Aim
Your task is to copy the lines between the line containing "Generate a Python" and the line containing "MOIST_STARTS = np.arange(-40, 42, 4)", counting both of those lines, and to emit nothing more.

Exercise materials
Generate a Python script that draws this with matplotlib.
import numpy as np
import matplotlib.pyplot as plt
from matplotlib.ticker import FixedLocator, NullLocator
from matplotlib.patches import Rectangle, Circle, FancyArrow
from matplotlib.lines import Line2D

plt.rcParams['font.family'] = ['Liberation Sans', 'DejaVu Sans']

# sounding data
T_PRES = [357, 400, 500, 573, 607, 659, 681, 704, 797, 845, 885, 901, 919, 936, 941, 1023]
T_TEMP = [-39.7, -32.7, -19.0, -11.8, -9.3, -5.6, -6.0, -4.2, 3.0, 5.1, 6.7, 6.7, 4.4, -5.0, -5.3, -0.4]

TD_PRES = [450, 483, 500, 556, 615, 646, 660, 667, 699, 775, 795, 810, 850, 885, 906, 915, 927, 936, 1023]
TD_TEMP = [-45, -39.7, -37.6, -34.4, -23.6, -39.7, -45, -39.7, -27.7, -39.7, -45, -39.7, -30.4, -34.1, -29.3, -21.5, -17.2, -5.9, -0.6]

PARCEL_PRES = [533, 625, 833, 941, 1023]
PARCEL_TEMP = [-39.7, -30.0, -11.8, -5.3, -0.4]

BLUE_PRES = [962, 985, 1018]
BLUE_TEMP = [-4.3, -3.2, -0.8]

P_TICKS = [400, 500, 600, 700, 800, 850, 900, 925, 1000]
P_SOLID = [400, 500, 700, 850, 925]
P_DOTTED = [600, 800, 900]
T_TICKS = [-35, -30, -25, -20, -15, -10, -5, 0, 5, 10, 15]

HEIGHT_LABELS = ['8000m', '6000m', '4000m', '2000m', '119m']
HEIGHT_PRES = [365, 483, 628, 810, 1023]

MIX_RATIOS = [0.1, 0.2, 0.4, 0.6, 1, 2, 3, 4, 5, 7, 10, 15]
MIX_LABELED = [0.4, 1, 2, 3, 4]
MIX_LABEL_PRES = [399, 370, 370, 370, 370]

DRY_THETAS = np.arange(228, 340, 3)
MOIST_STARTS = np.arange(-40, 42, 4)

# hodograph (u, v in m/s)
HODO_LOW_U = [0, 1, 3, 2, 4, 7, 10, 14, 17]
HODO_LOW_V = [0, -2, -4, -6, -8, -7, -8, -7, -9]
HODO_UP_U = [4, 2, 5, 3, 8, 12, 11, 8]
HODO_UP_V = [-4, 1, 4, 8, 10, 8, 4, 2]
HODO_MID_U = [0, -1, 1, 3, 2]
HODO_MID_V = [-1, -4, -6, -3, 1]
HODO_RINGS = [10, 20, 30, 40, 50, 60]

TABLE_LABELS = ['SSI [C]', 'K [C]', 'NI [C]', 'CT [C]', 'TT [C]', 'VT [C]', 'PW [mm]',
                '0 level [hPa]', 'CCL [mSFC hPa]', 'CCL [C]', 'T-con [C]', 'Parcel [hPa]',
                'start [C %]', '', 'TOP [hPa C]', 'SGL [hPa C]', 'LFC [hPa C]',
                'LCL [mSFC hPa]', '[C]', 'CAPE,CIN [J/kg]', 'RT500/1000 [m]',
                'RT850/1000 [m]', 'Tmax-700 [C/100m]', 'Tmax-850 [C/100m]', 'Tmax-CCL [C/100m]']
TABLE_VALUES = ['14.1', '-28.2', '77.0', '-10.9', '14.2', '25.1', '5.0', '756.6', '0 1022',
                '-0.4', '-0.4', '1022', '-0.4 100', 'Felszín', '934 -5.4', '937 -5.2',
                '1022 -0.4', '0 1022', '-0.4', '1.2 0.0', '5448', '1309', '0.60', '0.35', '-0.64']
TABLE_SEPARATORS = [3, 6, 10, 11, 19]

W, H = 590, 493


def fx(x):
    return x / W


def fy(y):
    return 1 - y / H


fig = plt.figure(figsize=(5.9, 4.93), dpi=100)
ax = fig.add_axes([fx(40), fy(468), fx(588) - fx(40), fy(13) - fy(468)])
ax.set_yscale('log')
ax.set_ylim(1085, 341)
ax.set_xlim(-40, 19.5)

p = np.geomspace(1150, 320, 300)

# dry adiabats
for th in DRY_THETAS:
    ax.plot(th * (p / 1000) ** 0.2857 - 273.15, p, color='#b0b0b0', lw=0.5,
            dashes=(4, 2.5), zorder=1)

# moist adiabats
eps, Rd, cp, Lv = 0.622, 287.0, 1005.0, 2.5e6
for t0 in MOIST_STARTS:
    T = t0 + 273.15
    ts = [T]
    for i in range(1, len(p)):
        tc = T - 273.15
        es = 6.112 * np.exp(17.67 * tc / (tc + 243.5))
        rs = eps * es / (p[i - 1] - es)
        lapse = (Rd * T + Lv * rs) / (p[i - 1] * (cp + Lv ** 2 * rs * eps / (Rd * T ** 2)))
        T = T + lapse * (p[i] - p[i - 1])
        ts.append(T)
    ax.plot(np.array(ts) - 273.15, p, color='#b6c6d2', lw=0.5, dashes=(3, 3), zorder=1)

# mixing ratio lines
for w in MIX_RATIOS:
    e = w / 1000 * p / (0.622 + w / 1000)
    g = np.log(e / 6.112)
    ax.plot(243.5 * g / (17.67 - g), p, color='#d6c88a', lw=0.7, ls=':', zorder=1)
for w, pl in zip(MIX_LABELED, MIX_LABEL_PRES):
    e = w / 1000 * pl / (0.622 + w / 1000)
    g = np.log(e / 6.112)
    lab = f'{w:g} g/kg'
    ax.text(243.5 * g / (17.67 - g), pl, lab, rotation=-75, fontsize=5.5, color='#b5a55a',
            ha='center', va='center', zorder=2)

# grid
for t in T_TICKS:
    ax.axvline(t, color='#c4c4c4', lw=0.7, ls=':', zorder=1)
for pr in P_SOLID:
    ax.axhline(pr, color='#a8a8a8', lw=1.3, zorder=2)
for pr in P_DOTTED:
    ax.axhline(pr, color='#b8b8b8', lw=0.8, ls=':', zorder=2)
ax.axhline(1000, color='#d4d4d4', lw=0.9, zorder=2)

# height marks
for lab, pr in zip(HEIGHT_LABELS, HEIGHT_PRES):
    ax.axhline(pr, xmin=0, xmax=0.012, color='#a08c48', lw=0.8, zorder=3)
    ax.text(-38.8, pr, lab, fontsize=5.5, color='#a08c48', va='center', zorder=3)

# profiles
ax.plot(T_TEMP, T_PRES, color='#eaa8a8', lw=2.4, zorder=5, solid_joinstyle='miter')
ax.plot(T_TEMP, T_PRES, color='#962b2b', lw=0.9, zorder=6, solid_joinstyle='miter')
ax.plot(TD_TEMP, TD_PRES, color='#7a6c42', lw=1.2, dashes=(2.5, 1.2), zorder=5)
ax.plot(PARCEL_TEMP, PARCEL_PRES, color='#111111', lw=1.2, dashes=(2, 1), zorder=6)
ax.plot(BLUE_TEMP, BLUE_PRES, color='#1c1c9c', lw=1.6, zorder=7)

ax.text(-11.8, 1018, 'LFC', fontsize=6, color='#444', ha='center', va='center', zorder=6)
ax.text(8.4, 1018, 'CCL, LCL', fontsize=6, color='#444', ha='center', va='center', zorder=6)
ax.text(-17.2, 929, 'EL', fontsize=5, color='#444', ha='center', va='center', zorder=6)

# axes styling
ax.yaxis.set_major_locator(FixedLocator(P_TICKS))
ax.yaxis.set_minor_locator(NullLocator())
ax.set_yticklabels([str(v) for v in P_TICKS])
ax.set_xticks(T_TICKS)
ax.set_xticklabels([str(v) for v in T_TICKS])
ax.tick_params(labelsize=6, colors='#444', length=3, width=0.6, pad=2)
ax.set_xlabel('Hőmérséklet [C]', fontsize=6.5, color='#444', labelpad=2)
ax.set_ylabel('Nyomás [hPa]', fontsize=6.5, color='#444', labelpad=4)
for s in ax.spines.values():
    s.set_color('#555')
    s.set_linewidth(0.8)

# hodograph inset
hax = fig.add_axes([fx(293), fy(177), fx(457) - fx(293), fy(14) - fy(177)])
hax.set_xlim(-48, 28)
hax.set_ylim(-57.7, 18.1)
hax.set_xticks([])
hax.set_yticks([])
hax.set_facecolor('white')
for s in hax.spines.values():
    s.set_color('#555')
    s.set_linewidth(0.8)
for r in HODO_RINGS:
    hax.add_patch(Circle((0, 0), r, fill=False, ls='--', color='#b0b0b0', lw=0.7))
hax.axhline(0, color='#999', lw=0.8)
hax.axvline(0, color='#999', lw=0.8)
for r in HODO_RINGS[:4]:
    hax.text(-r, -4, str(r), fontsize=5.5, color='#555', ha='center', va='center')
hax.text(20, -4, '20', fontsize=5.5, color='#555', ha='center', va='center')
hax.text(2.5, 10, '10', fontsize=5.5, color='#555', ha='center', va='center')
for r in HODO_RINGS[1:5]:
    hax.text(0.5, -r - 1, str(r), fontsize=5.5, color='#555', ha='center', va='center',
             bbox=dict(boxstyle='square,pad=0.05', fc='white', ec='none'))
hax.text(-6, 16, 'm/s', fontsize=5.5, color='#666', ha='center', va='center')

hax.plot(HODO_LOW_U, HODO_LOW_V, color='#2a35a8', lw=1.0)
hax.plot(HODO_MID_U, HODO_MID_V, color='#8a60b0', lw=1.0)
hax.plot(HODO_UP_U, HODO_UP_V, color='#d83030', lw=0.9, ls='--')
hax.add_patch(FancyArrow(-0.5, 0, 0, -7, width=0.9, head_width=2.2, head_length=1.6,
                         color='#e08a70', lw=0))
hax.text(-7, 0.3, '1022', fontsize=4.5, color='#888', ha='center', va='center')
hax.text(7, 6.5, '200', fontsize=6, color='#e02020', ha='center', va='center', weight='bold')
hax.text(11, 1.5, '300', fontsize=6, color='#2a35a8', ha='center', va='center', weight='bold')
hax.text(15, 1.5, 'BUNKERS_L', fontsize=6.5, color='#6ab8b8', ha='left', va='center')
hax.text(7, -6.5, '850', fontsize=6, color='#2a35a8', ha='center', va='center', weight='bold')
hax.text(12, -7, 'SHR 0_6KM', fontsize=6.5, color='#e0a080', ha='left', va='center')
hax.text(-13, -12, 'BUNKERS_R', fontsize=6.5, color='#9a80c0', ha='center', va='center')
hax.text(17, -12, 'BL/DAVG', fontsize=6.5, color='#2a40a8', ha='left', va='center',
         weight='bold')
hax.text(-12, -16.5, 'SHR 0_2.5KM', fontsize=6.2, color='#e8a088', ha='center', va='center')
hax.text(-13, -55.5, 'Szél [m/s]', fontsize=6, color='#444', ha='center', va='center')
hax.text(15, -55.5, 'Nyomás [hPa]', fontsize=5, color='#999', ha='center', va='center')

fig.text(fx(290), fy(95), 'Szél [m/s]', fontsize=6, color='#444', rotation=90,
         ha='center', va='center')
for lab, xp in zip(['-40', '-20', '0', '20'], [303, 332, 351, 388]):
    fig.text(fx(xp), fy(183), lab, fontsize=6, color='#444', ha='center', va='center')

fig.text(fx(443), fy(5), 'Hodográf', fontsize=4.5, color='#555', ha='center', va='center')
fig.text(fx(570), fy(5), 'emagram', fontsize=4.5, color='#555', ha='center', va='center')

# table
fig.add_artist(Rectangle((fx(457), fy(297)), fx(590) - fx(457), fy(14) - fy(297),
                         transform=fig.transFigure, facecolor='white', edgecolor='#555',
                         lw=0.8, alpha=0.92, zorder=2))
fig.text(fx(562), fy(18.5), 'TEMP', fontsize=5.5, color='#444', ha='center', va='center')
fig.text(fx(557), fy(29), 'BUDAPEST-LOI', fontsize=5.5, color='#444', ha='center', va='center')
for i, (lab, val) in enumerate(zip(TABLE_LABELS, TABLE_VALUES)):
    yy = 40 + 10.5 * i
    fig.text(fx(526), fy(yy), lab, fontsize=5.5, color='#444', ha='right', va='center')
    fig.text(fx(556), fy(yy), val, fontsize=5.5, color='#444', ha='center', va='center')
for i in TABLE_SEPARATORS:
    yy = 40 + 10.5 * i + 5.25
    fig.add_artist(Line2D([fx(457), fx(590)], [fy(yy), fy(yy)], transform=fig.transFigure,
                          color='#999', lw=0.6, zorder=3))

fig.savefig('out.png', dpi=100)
---
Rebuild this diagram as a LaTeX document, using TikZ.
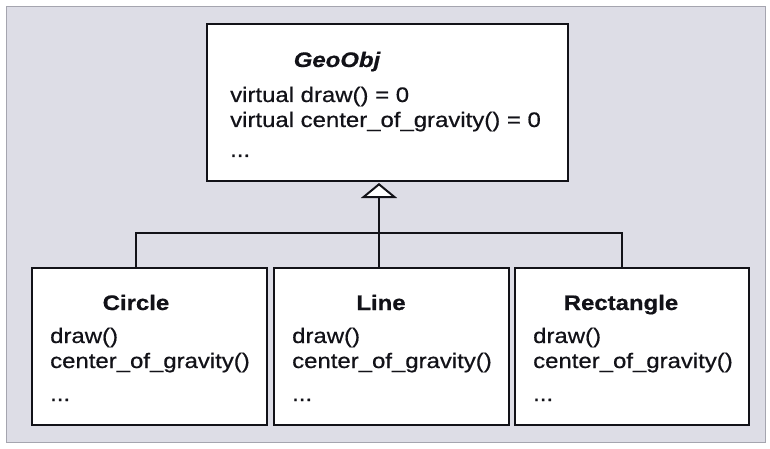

Solution for this task
Generate a Python script that draws this with matplotlib.
import numpy as np
import matplotlib.pyplot as plt
from matplotlib.ticker import FixedLocator, NullLocator
from matplotlib.patches import Rectangle, Circle, FancyArrow
from matplotlib.lines import Line2D

plt.rcParams['font.family'] = ['Liberation Sans', 'DejaVu Sans']

# sounding data
T_PRES = [357, 400, 500, 573, 607, 659, 681, 704, 797, 845, 885, 901, 919, 936, 941, 1023]
T_TEMP = [-39.7, -32.7, -19.0, -11.8, -9.3, -5.6, -6.0, -4.2, 3.0, 5.1, 6.7, 6.7, 4.4, -5.0, -5.3, -0.4]

TD_PRES = [450, 483, 500, 556, 615, 646, 660, 667, 699, 775, 795, 810, 850, 885, 906, 915, 927, 936, 1023]
TD_TEMP = [-45, -39.7, -37.6, -34.4, -23.6, -39.7, -45, -39.7, -27.7, -39.7, -45, -39.7, -30.4, -34.1, -29.3, -21.5, -17.2, -5.9, -0.6]

PARCEL_PRES = [533, 625, 833, 941, 1023]
PARCEL_TEMP = [-39.7, -30.0, -11.8, -5.3, -0.4]

BLUE_PRES = [962, 985, 1018]
BLUE_TEMP = [-4.3, -3.2, -0.8]

P_TICKS = [400, 500, 600, 700, 800, 850, 900, 925, 1000]
P_SOLID = [400, 500, 700, 850, 925]
P_DOTTED = [600, 800, 900]
T_TICKS = [-35, -30, -25, -20, -15, -10, -5, 0, 5, 10, 15]

HEIGHT_LABELS = ['8000m', '6000m', '4000m', '2000m', '119m']
HEIGHT_PRES = [365, 483, 628, 810, 1023]

MIX_RATIOS = [0.1, 0.2, 0.4, 0.6, 1, 2, 3, 4, 5, 7, 10, 15]
MIX_LABELED = [0.4, 1, 2, 3, 4]
MIX_LABEL_PRES = [399, 370, 370, 370, 370]

DRY_THETAS = np.arange(228, 340, 3)
MOIST_STARTS = np.arange(-40, 42, 4)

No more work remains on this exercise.